Ainsi donc, nous ne perdrons pas notre temps en cette nouvelle année, à souhaiter, chacun, de nous placer sous le regard bienveillant de Marie. À regarder comme elle regarde, à ouvrir notre cœur comme elle ouvre son cœur et à dépenser le temps que Dieu nous garde, à faire comme elle la volonté de Dieu chaque jour ! Ce serait une grande merveille pour nos vies !
La mère et le fils
Et quelle merveille, quelle merveille plus grande que celle que nous fêtons aujourd’hui ! Sainte Marie, Mère de Dieu, une merveille qui dépasse complètement notre entendement, une merveille qui dépasse tout ce que les hommes avaient pu imaginer ; Marie, cette jeune paysanne de Palestine, est devenue sous l’action de l’Esprit Saint la mère de Jésus, la mère de Dieu, la mère de son créateur.
Que Marie soit la mère de Jésus, ça, ça va. Notre intelligence est encore capable de le comprendre. Que Jésus soit Dieu, c’est déjà autre chose. Mais alors, si Jésus est Dieu et que Marie est sa mère, c’est à juste titre que nous pouvons dire que Marie est la mère de Dieu !
Ce que nous fêtons aujourd’hui, ce n’est pas tant Marie, qu’un nouvel aspect de la fête de Noël, de la fête de l’Incarnation : Sainte Marie, Mère de Dieu, c’est la fête de Noël vue non plus du côté de Jésus, mais du côté de Marie. Vous savez, ce mystère de Noël est si grand, si profond et insondable qu’on n’aura jamais fini d’en déployer les merveilles. C’est une de ces merveilles que nous célébrons aujourd’hui : Dieu, le créateur du ciel et de la terre, de l’univers visible et invisible, celui qui façonna Adam de la terre, a voulu se faire l’un d’entre nous, le fils de Marie.
Alors, est-ce Marie ou Jésus que nous fêtons aujourd’hui ? Est-ce la mère ou l’enfant ? La réponse est évidente : ils sont indissociables ! Quelle mère accepterait qu’on la sépare de son fils ? Quel fils jalouserait sa mère des honneurs qui lui sont rendus ? Et d’ailleurs, chaque honneur, chaque prière, chaque rose que nous déposons aux pieds de la mère, elle s’empresse de les porter à celui à qui seul ils sont dus : Jésus, son fils.
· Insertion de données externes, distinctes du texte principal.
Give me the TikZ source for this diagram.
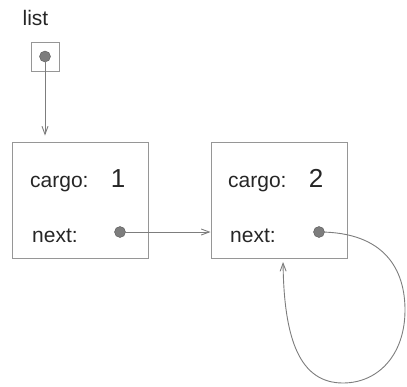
\documentclass[tikz,border=0pt]{standalone}
\usepackage{fontspec}
\setmainfont{Liberation Sans}
\usetikzlibrary{arrows.meta}
\definecolor{boxgray}{RGB}{150,150,150}
\definecolor{ptrgray}{RGB}{125,125,125}
\tikzstyle{cell} = [rectangle, draw=boxgray, line width=1pt, minimum width=136pt, minimum height=116pt]
\tikzstyle{varbox} = [rectangle, draw=boxgray, line width=1pt, minimum width=28pt, minimum height=29pt]
\tikzstyle{ref} = [circle, draw=ptrgray!70!black, fill=ptrgray, minimum size=11pt, inner sep=0pt]
\tikzstyle{field} = [anchor=base west, inner sep=0pt, text=black!85, font=\fontsize{21}{24}\selectfont]
\tikzstyle{value} = [anchor=base, inner sep=0pt, text=black!85, font=\fontsize{26}{30}\selectfont]
\tikzstyle{pointer} = [draw=ptrgray, line width=0.9pt, -{Straight Barb[length=8pt,width=6pt]}]

\begin{document}
\begin{tikzpicture}
[x=1pt, y=-1pt]
\useasboundingbox (0,0) rectangle (407,386);

\node (listname) [anchor=base, inner sep=0pt, text=black!85, font=\fontsize{21}{24}\selectfont] at (35.5,25) {list};
\node (listbox) [varbox] at (45,56.5) {};
\node (listdot) [ref] at (45,56.5) {};

\node (cell1) [cell] at (80,200) {};
\node (cargo1) [field] at (30,187) {cargo:};
\node (val1) [value] at (118,187) {1};
\node (next1) [field] at (32,242) {next:};
\node (dot1) [ref] at (120,232) {};

\node (cell2) [cell] at (279,200.5) {};
\node (cargo2) [field] at (228,187) {cargo:};
\node (val2) [value] at (316,187) {2};
\node (next2) [field] at (230,242) {next:};
\node (dot2) [ref] at (319,232) {};

\draw [pointer, shorten >=6pt] (listdot.center) -- (listdot |- cell1.north);
\draw [pointer] (dot1.center) -- (dot1 -| cell2.west);
\draw [pointer, shorten >=3pt] (dot2.center) .. controls (385,232) and (405,270) .. (405,310)
  .. controls (405,355) and (378,383) .. (343,383)
  .. controls (300,383) and (284,340) .. (cell2.south -| 283,0);

\end{tikzpicture}
\end{document}
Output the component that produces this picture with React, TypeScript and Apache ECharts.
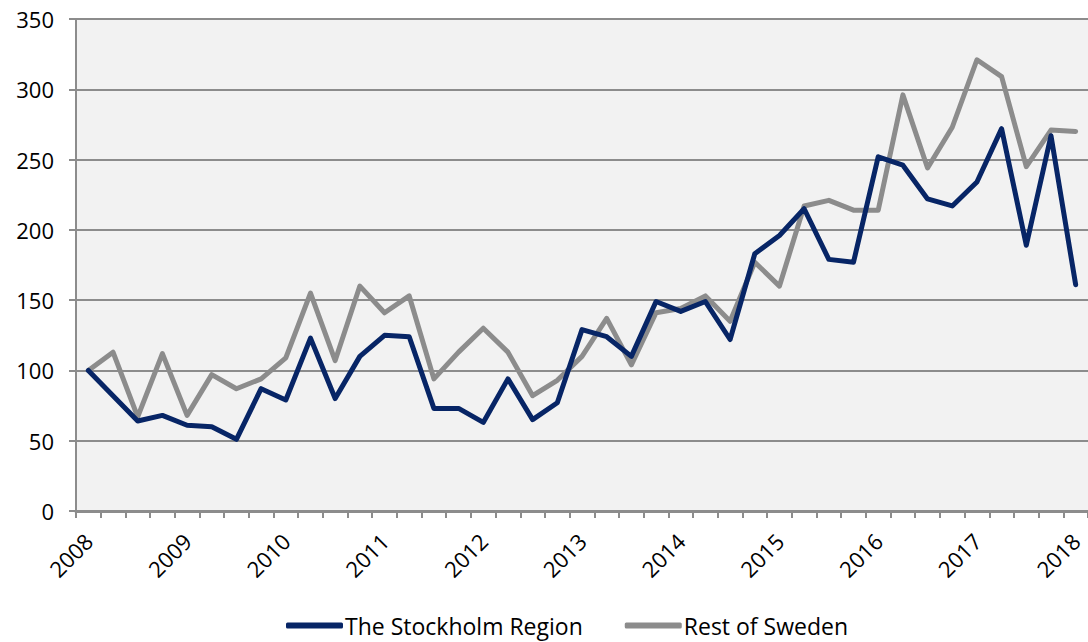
import React, { useEffect, useRef } from "react";
import * as echarts from "echarts";

const quarters = [
  "2008 Q1", "2008 Q2", "2008 Q3", "2008 Q4",
  "2009 Q1", "2009 Q2", "2009 Q3", "2009 Q4",
  "2010 Q1", "2010 Q2", "2010 Q3", "2010 Q4",
  "2011 Q1", "2011 Q2", "2011 Q3", "2011 Q4",
  "2012 Q1", "2012 Q2", "2012 Q3", "2012 Q4",
  "2013 Q1", "2013 Q2", "2013 Q3", "2013 Q4",
  "2014 Q1", "2014 Q2", "2014 Q3", "2014 Q4",
  "2015 Q1", "2015 Q2", "2015 Q3", "2015 Q4",
  "2016 Q1", "2016 Q2", "2016 Q3", "2016 Q4",
  "2017 Q1", "2017 Q2", "2017 Q3", "2017 Q4",
  "2018 Q1",
];

const stockholm = [
  100, 82, 64, 68, 61, 60, 51, 87, 79, 123, 80, 110, 125, 124, 73, 73, 63, 94, 65, 77,
  129, 124, 110, 149, 142, 149, 122, 183, 196, 215, 179, 177, 252, 246, 222, 217, 234,
  272, 189, 267, 161,
];

const restOfSweden = [
  100, 113, 67, 112, 68, 97, 87, 94, 109, 155, 107, 160, 141, 153, 94, 113, 130, 113, 82,
  93, 110, 137, 104, 141, 144, 153, 135, 177, 160, 217, 221, 214, 214, 296, 244, 273, 321,
  309, 245, 271, 270,
];

const yTicks = { min: 0, max: 350, interval: 50 };

const FONT = '"Open Sans", "Noto Sans", sans-serif';

export default function App() {
  const ref = useRef<HTMLDivElement>(null);
  useEffect(() => {
    if (!ref.current) return;
    const chart = echarts.init(ref.current, null, { renderer: "svg" });
    chart.setOption({
      animation: false,
      backgroundColor: "#ffffff",
      grid: { left: 76, right: 0, top: 19, bottom: 131, containLabel: false, show: true, backgroundColor: "#f2f2f2", borderWidth: 0 },
      legend: {
        bottom: 0,
        left: 281,
        itemWidth: 57,
        itemHeight: 6,
        itemGap: 42,
        icon: "roundRect",
        textStyle: { fontFamily: FONT, fontSize: 23, color: "#000", padding: [0, 0, 0, -3] },
        data: ["The Stockholm Region", "Rest of Sweden"],
      },
      xAxis: {
        type: "category",
        data: quarters,
        boundaryGap: true,
        axisLine: { lineStyle: { color: "#8c8c8c", width: 3 } },
        axisTick: { show: true, interval: 0, length: 7, lineStyle: { color: "#8c8c8c", width: 2 } },
        axisLabel: {
          interval: 3,
          rotate: 45,
          margin: 26,
          fontFamily: FONT,
          fontSize: 22,
          color: "#000",
          formatter: (v: string) => v.slice(0, 4),
        },
        splitLine: { show: false },
      },
      yAxis: {
        type: "value",
        min: yTicks.min,
        max: yTicks.max,
        interval: yTicks.interval,
        axisLine: { show: true, lineStyle: { color: "#8c8c8c", width: 2 } },
        axisTick: { show: true, length: 7, lineStyle: { color: "#8c8c8c", width: 2 } },
        axisLabel: { margin: 22, fontFamily: FONT, fontSize: 22, color: "#000" },
        splitLine: { show: true, lineStyle: { color: "#8c8c8c", width: 2 } },
      },
      series: [
        {
          name: "The Stockholm Region",
          type: "line",
          data: stockholm,
          symbol: "none",
          color: "#072566",
          lineStyle: { width: 5, color: "#072566", join: "round", cap: "round" },
          z: 3,
        },
        {
          name: "Rest of Sweden",
          type: "line",
          data: restOfSweden,
          symbol: "none",
          color: "#8c8c8c",
          lineStyle: { width: 5, color: "#8c8c8c", join: "round", cap: "round" },
          z: 2,
        },
      ],
    });
    return () => chart.dispose();
  }, []);
  return (
    <div
      ref={ref}
      style={{ position: "fixed", left: 0, top: 0, width: 1088, height: 642 }}
    />
  );
}
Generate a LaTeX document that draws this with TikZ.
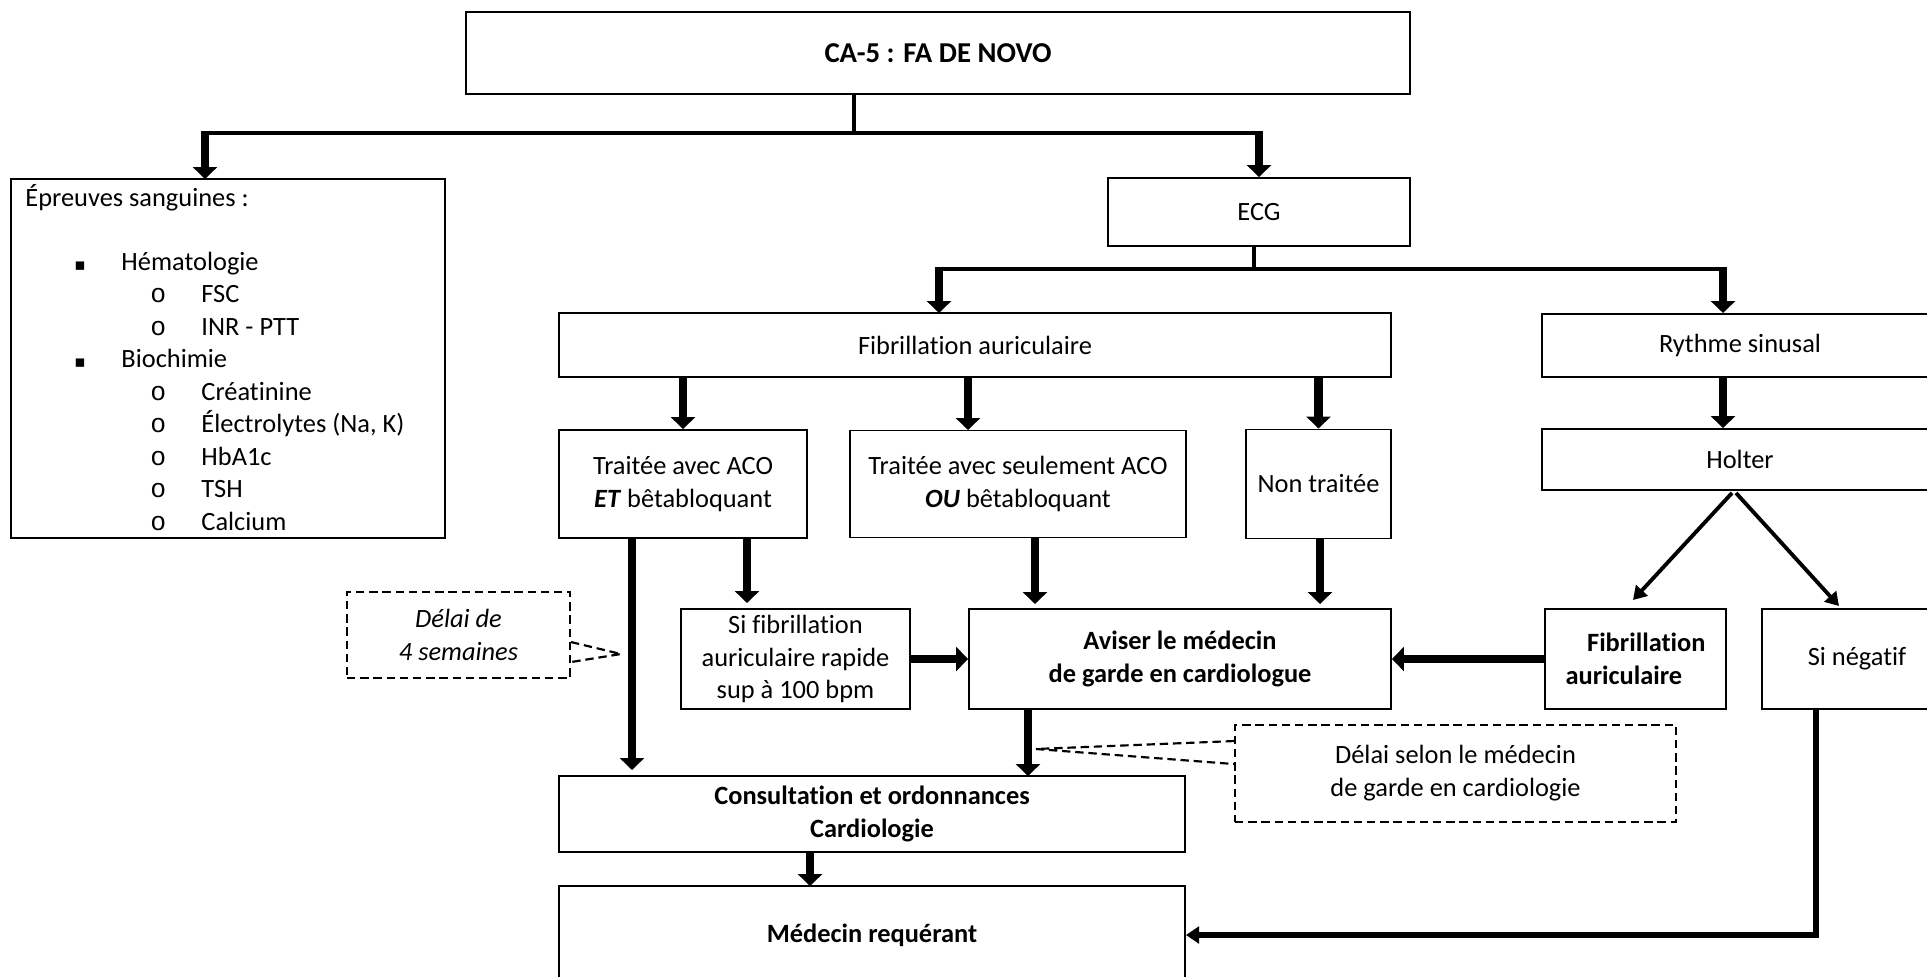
\documentclass[tikz,border=0pt]{standalone}
\usepackage{fontspec}
\setmainfont{Carlito}[Ligatures=NoCommon]
\newfontfamily\ringfont{Liberation Mono}
\newfontfamily\squarefont{DejaVu Sans}
\usetikzlibrary{calc, arrows.meta}

\newcommand{\boxfont}{\fontsize{11}{13.7}\selectfont}
\newcommand{\headfont}{\fontsize{12}{14.5}\selectfont\bfseries}

\begin{document}
\begin{tikzpicture}[x=0.01465cm, y=-0.01465cm,
    box/.style={draw=borderColour, line width=0.8pt, align=center, font=\boxfont, inner sep=2pt},
    dbox/.style={box, dash pattern=on 3.5pt off 2pt},
    sz/.style 2 args={minimum width=#1*\unitPx, minimum height=#2*\unitPx},
    item/.style={anchor=west, inner sep=0pt, font=\boxfont, text height=9pt, text depth=2pt},
    busline/.style={draw=borderColour, line width=2pt},
    drop/.style={draw=borderColour, line width=3.6pt, -{Triangle[width=10pt, length=5pt]}},
    thinarrow/.style={draw=borderColour, line width=1.6pt, -{Triangle[width=6.5pt, length=5.5pt]}},
    returnline/.style={draw=borderColour, line width=2.8pt, -{Triangle[width=7pt, length=5.5pt]}},
    callout/.style={draw=borderColour, line width=0.9pt, dash pattern=on 3.5pt off 2pt}]
    % Define colors
    \definecolor{borderColour}{HTML}{000000}

    % Define pixel unit
    \def\unitPx{0.01465cm}

    % Page frame
    \useasboundingbox (0,0) rectangle (1927,977);
    \clip (0,0) rectangle (1927,977);

    % Top box
    \node[box, sz={944}{82}, font=\headfont] (title) at (938,53) {CA-5 : FA DE NOVO};

    % Blood tests box
    \node[box, sz={434}{359}] (sang) at (228,358.5) {};
    \node[item] (lHead) at (25,198) {Épreuves sanguines :};
    \foreach \yy/\txt [count=\i] in {262/Hématologie, 359/Biochimie}
    {
        \node[item, font=\fontsize{7}{7}\squarefont] (sq\i) at (74,\yy) {▪};
        \node[item] (main\i) at (121,\yy) {\txt};
    }
    \foreach \yy/\txt [count=\i] in {294/FSC, 327/INR - PTT, 392/Créatinine, 424/{Électrolytes (Na, K)}, 457/HbA1c, 489/TSH, 522/Calcium}
    {
        \node[item, font=\fontsize{11}{11}\ringfont] (ring\i) at (150,\yy) {o};
        \node[item] (sub\i) at (201,\yy) {\txt};
    }

    % ECG branch
    \node[box, sz={302}{68}] (ECG) at (1259,212) {ECG};
    \node[box, sz={832}{64}] (FA) at (975,345) {Fibrillation auriculaire};
    \node[box, sz={396}{63}] (RS) at (1740,345.5) {Rythme sinusal};
    \node[box, sz={396}{61}] (Holter) at (1740,459.5) {Holter};

    % Treatment boxes
    \node[box, sz={248}{108}] (ET) at (683,484) {Traitée avec ACO\\\textbf{\textit{ET}} bêtabloquant};
    \node[box, sz={336}{107}] (OU) at (1018,484) {Traitée avec seulement ACO\\\textbf{\textit{OU}} bêtabloquant};
    \node[box, sz={145}{109}] (NT) at (1318.5,484) {Non traitée};

    % Middle row
    \node[box, sz={229}{100}] (SF) at (795.5,659) {Si fibrillation\\auriculaire rapide\\sup à 100 bpm};
    \node[box, sz={422}{100}, font=\boxfont\bfseries] (AV) at (1180,659) {Aviser le médecin\\de garde en cardiologue};
    \node[box, sz={181}{100}, font=\boxfont\bfseries, align=left] (FibA) at (1635.5,659) {\hspace*{9pt}Fibrillation\\auriculaire};
    \node[box, sz={190}{100}] (SN) at (1857,659) {Si négatif};

    % Bottom boxes
    \node[box, sz={626}{76}, font=\boxfont\bfseries] (CO) at (872,814) {Consultation et ordonnances\\Cardiologie};
    \node[box, sz={626}{98}, font=\boxfont\bfseries] (MR) at (872,935) {Médecin requérant};

    % Dashed notes
    \node[dbox, sz={223}{86}, font=\boxfont\itshape] (D1) at (458.5,635) {Délai de\\4 semaines};
    \node[dbox, sz={441}{97}] (D2) at (1455.5,773.5) {Délai selon le médecin\\de garde en cardiologie};

    % Split below top box
    \coordinate (tStem) at (854,133);
    \coordinate (dropSang) at (205,179);
    \draw[busline] (title.south -| tStem) -- (tStem);
    \draw[busline] (dropSang |- tStem) -- (ECG.north |- tStem);
    \draw[drop, shorten <=-1pt] (dropSang |- tStem) -- (dropSang);
    \draw[drop, shorten <=-1pt] (ECG.north |- tStem) -- (ECG.north);

    % Split below ECG
    \coordinate (eStem) at (1254,269);
    \coordinate (dropFA) at (939,313);
    \coordinate (dropRS) at (1723,313);
    \draw[busline] (ECG.south -| eStem) -- (eStem);
    \draw[busline] (dropFA |- eStem) -- (dropRS |- eStem);
    \draw[drop, shorten <=-1pt] (dropFA |- eStem) -- (dropFA);
    \draw[drop, shorten <=-1pt] (dropRS |- eStem) -- (dropRS);

    % Arrows from FA and RS
    \coordinate (dropOU) at (968,430);
    \draw[drop] (FA.south -| ET.north) -- (ET.north);
    \draw[drop] (FA.south -| dropOU) -- (dropOU);
    \draw[drop] (FA.south -| NT.north) -- (NT.north);
    \draw[drop] (RS.south -| dropRS) -- (Holter.north -| dropRS);

    % Arrows to middle row
    \coordinate (dropSF) at (747,603);
    \coordinate (dropAV) at (1035,604);
    \coordinate (dropNT) at (1320,604);
    \draw[drop] (ET.south -| dropSF) -- (dropSF);
    \draw[drop] (OU.south -| dropAV) -- (dropAV);
    \draw[drop] (NT.south -| dropNT) -- (dropNT);
    \draw[drop] (SF.east) -- (AV.west);
    \draw[drop] (FibA.west) -- (AV.east);

    % Holter outcomes
    \coordinate (hitFib) at (1633,600);
    \coordinate (hitNeg) at (1839,606);
    \draw[thinarrow] ($(Holter.south)+(-8,2)$) -- (hitFib);
    \draw[thinarrow] ($(Holter.south)+(-4,2)$) -- (hitNeg);

    % Arrows to bottom boxes
    \coordinate (legET) at (632,770);
    \coordinate (legAV) at (1028,776);
    \coordinate (legCO) at (810,886);
    \coordinate (legNeg) at (1816,709);
    \draw[drop] (ET.south -| legET) -- (legET);
    \draw[drop] (AV.south -| legAV) -- (legAV);
    \draw[drop] (CO.south -| legCO) -- (legCO);
    \draw[returnline] (SN.south -| legNeg) |- (MR.east);

    % Note pointers
    \coordinate (tip1) at (621,654);
    \coordinate (tip2) at (1036,749);
    \draw[callout] ($(D1.north east)+(0,51)$) -- (tip1) -- ($(D1.north east)+(0,71)$);
    \draw[callout] ($(D2.north west)+(0,17)$) -- (tip2) -- ($(D2.north west)+(0,40)$);

\end{tikzpicture}
\end{document}
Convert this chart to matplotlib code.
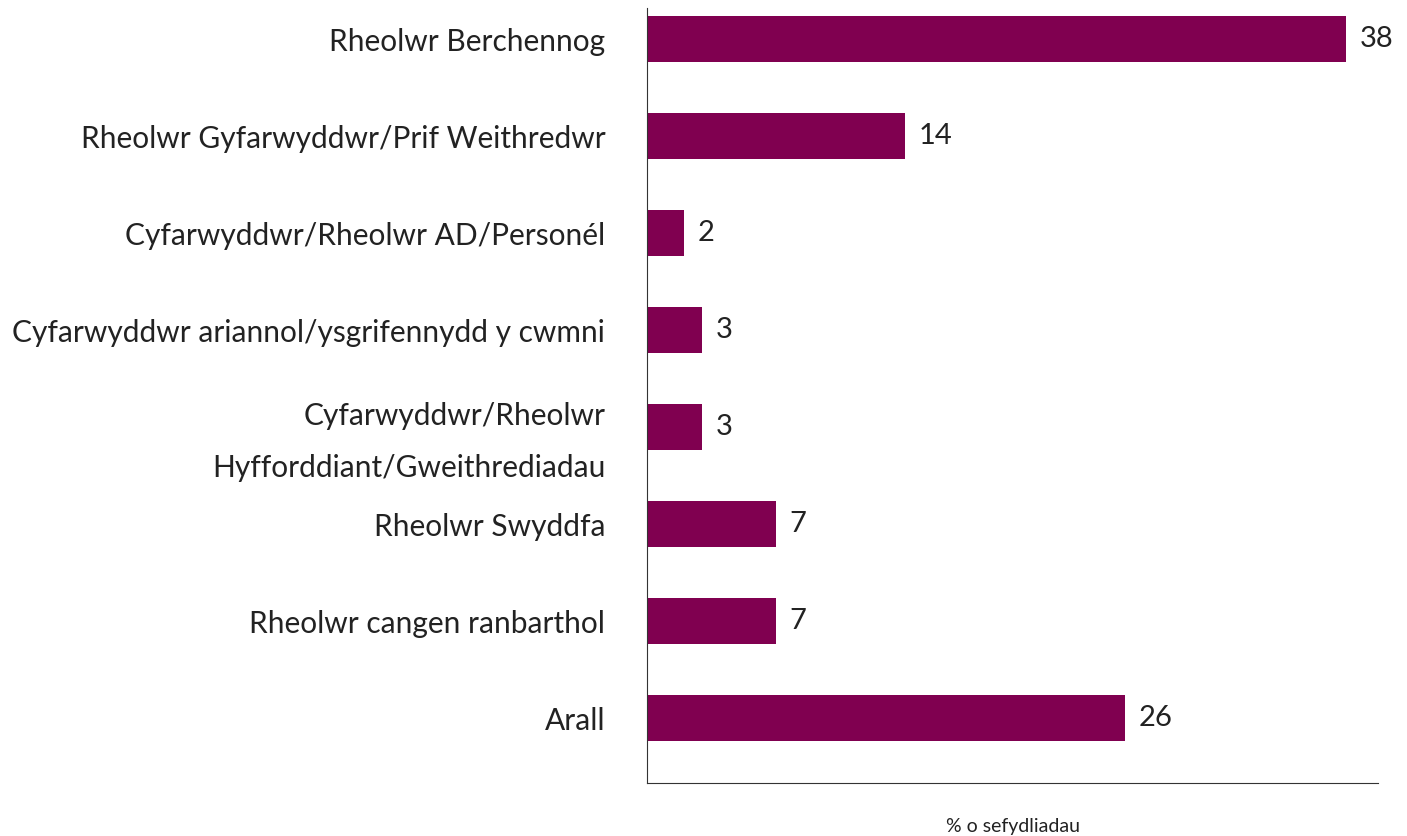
import matplotlib
matplotlib.use("Agg")
import matplotlib.pyplot as plt

categories = [
    "Rheolwr Berchennog",
    "Rheolwr Gyfarwyddwr/Prif Weithredwr",
    "Cyfarwyddwr/Rheolwr AD/Personél",
    "Cyfarwyddwr ariannol/ysgrifennydd y cwmni",
    "Cyfarwyddwr/Rheolwr\nHyfforddiant/Gweithrediadau",
    "Rheolwr Swyddfa",
    "Rheolwr cangen ranbarthol",
    "Arall",
]
values = [38, 14, 2, 3, 3, 7, 7, 26]
xlabel = "% o sefydliadau"

plt.rcParams['font.family'] = ['Lato', 'DejaVu Sans']

fig = plt.figure(figsize=(14.07, 8.36), dpi=100)
ax = fig.add_axes([647/1407, 1-783/836, (1378-647)/1407, (783-8)/836])

ypos = list(range(len(categories)))
ax.barh(ypos, values, height=0.47, color="#800050")
for y, v in zip(ypos, values):
    ax.text(v + 0.75, y, str(v), va="center", ha="left", fontsize=21, color="#222222")

ax.set_yticks(ypos)
ax.set_yticklabels(categories, fontsize=21.5, color="#222222", linespacing=2.05)
ax.invert_yaxis()
ax.set_ylim(len(categories) - 1 + 0.67, -0.32)
ax.set_xlim(0, 39.74)
ax.set_xticks([])
ax.tick_params(axis='y', length=0, pad=30)
for s in ["top", "right"]:
    ax.spines[s].set_visible(False)
ax.spines["left"].set_color("#333333")
ax.spines["bottom"].set_color("#333333")
ax.set_xlabel(xlabel, fontsize=14, color="#222222", labelpad=25)

fig.savefig("out.png", dpi=100)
Se décider à suivre Jésus par Marie
Le premier jour de l’année est une occasion de fêter Marie comme Mère de Dieu, et Jésus comme enfant-Dieu. Nous pourrions poser un choix fondamental. Nous pourrions décider en cette nouvelle année de faire un pas de plus vers le Seigneur, de suivre Jésus en suivant Marie. Voilà qui remplira notre année de joie et de grâce d’une manière certaine. Voilà pourquoi, en ce début d’année, nous fêtons Sainte Marie Mère de Dieu, pour mettre notre année non pas sous le patronage de quelques druides coupeurs de gui, non pas pour nous souhaiter seulement la réussite et la fortune, mais pour infiniment plus : pour faire la volonté de Dieu ! Pour que sa volonté se fasse en chacune de nos vies ! Pour qu’avec sa grâce, il nous donne infiniment plus que la richesse, la gloire et la puissance, infiniment plus que la tranquillité et la santé, pour qu’il nous donne ce que lui seul peut donner : la sainteté.